The common narrative is outwardly compelling: If a company needed X employees and, thanks to AI, those employees are now twice as effective, then it only needs X/2 employees to achieve the same outcome. Therefore, it can now save money by firing half its workforce.
Except that makes no economic sense. It requires us to accept that there's only a fixed amount of software engineering to be done, no new ideas, no unfinished business, nothing in the backlog of things to get around to eventually if only resources weren't so tight.
Well, now, with AI, resources aren't so tight. The ROI of each engineer is (or at least should be, if we believe the headlines), is through the roof. If anything, you want more engineers now:
Imagine listing all the ideas for features and products. They have a projected value and a projected cost, the ratio of which gives you the projected return on investment (ROI). Sorting by ROI from highest to lowest, as we go down the list, eventually we'll reach a crossover point, below which it makes no economic sense to build the feature.
Now, imagine cutting the cost in half. What happens to the crossover point?
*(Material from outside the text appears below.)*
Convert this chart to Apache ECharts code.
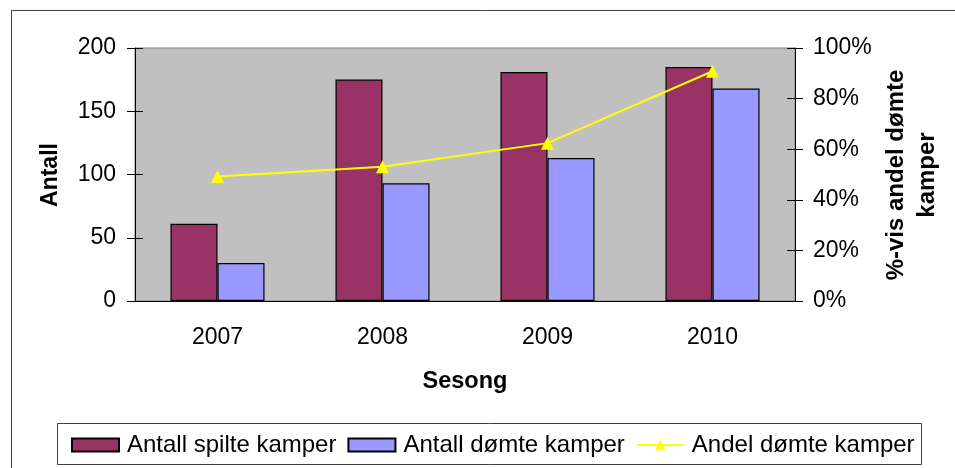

It moves much further down the list. Suddenly, it makes sense to build a lot more features than before. Features that had marginal ROI are now no-brainers. At the very least, you'll want to hold on to your existing team and reap the benefits of their increased value. Maybe you should even look into hiring additional ones!
A company's value-creating workforce is its most important investment. When that investment achieves a higher yield, you don't let it go; you double down on it.